Babies, that is. They seem to have a grasp VERY early on of good and bad actions towards others. At least, they much prefer to be with creatures that are helpful to others.
The research is done in Paul Bloom’s lab at Yale. Below is a clip of nine month olds, but the NY Times has one that shows 3 month olds.
In his Times article, Bloom says:
A growing body of evidence, though, suggests that humans do have a rudimentary moral sense from the very start of life. With the help of well-designed experiments, you can see glimmers of moral thought, moral judgment and moral feeling even in the first year of life. Some sense of good and evil seems to be bred in the bone. … Socialization is critically important. But this is not because babies and young children lack a sense of right and wrong; it’s because the sense of right and wrong that they naturally possess diverges in important ways from what we adults would want it to be.
Smart Babies … For many years the conventional view was that young humans take a surprisingly long time to learn basic facts about the physical world (like that objects continue to exist once they are out of sight) and basic facts about people (like that they have beliefs and desires and goals) — let alone how long it takes them to learn about morality.
I am admittedly biased, but I think one of the great discoveries in modern psychology is that this view of babies is mistaken.

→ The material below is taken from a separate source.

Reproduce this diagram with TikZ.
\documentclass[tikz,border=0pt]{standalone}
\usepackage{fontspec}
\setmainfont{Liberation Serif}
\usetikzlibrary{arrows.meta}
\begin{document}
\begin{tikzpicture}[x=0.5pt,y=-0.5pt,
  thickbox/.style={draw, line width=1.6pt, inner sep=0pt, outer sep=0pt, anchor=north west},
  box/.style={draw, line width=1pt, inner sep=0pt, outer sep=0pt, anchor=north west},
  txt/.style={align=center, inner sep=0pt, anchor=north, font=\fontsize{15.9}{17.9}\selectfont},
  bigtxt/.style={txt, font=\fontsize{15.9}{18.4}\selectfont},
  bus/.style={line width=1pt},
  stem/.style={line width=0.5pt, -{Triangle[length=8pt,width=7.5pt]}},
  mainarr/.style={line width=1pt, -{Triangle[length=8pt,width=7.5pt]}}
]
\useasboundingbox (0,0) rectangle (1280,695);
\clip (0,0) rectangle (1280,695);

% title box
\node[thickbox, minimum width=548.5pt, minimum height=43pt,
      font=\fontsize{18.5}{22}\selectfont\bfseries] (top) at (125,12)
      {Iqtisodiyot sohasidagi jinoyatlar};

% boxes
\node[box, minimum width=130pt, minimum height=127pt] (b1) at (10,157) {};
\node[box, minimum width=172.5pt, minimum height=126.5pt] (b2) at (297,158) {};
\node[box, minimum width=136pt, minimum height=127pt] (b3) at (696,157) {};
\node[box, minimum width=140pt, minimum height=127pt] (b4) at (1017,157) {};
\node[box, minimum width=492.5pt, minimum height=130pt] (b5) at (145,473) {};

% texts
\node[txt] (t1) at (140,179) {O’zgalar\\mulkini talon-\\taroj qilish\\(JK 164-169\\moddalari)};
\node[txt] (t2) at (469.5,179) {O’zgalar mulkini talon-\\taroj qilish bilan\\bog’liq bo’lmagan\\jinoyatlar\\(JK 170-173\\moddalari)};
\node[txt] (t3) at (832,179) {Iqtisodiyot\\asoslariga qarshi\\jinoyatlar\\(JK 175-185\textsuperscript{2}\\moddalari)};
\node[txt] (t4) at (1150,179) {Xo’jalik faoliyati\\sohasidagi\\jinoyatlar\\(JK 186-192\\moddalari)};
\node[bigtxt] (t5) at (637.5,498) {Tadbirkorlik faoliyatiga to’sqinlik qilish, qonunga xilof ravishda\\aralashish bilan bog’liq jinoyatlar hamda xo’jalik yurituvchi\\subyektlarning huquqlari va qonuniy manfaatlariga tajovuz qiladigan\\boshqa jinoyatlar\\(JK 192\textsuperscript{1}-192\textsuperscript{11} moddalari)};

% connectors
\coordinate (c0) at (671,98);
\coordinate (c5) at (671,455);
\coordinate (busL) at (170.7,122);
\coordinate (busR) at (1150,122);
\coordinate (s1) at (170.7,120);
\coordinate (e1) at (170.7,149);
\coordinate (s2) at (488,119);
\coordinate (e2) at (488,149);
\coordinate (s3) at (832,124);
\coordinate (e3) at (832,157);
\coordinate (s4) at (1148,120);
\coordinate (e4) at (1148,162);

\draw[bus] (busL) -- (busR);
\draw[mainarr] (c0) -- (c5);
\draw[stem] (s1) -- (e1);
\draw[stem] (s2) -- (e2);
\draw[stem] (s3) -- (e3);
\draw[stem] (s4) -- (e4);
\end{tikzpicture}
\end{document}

I really can’t remember from my son’s childhood how obvious it was that he had such a sense. It may be that the behavior which would show this doesn’t get much manifestation in anything like clear ways. I saw Hamlin present this work and, if I am remembering correctly, they will say that they cannot really be sure it is a moral sense, but it does seem at least to be triggered by what happens to others. It seems possible, then, that it might be the foundations of a moral sense. (As Hume so clearly saw, though he might be surprised at the children having some feeling for the toys.)